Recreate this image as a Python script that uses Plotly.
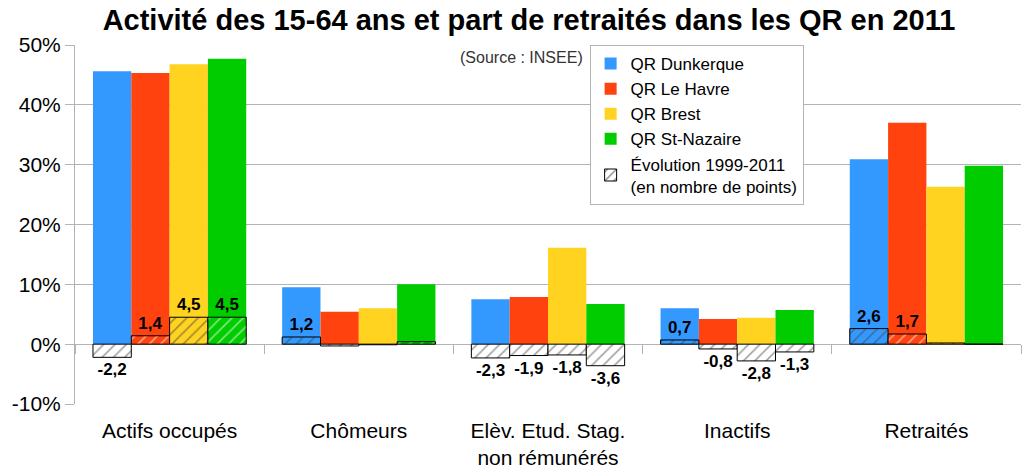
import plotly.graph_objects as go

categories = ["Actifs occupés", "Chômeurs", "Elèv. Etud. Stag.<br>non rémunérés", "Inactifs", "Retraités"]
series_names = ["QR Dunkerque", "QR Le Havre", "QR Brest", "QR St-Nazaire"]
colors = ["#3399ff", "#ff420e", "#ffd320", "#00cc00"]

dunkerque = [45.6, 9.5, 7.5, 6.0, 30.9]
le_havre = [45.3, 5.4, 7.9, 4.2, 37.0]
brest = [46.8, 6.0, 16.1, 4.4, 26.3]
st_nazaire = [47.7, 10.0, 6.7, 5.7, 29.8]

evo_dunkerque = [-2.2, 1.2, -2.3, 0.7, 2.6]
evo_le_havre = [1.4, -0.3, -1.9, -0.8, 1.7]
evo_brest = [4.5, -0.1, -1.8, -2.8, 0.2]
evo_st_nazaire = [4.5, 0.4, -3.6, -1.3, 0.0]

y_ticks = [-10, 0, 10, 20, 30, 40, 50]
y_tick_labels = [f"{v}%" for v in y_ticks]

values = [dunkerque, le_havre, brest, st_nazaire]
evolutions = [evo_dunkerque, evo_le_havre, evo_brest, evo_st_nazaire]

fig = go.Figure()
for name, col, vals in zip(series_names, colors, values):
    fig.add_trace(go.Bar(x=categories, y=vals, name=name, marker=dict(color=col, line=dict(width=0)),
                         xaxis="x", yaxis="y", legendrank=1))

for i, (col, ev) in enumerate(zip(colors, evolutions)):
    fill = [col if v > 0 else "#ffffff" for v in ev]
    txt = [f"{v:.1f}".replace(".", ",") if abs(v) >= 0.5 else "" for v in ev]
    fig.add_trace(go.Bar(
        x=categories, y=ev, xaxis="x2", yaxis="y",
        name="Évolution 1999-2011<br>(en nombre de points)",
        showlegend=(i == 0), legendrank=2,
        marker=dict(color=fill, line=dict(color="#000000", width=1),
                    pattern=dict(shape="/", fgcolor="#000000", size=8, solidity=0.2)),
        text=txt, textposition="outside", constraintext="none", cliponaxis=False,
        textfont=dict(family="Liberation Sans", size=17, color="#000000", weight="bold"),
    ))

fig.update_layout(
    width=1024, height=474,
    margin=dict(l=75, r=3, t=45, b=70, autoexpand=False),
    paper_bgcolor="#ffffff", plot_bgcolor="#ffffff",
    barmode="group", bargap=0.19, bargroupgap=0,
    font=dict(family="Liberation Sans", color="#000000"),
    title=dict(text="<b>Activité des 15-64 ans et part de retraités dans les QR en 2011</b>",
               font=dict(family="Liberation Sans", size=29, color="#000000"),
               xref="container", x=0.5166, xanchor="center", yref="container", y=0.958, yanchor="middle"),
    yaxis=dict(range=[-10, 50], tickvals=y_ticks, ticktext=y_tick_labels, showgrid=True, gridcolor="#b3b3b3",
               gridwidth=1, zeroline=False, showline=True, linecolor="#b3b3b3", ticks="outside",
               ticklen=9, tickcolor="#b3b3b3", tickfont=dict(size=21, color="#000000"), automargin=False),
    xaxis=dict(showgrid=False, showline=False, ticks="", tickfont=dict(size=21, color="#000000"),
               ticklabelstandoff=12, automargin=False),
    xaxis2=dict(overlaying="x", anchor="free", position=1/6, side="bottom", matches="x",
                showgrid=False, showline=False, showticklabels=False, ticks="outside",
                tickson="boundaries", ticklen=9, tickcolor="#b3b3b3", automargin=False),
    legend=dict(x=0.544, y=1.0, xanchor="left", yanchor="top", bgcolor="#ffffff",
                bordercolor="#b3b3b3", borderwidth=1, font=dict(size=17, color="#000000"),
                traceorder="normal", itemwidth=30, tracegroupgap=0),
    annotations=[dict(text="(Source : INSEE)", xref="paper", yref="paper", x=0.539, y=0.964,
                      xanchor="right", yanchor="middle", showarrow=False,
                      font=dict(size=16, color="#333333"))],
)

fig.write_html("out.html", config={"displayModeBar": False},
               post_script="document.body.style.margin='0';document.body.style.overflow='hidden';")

● **SET PROBLEM**: Copy nothing but the lines from the top of the data down to the line containing "import plotly.graph_objects as go", and leave the pictures out.

● **ANSWER TO THIS TASK**:
Recreate this image as a Python script that uses Plotly.
import plotly.graph_objects as go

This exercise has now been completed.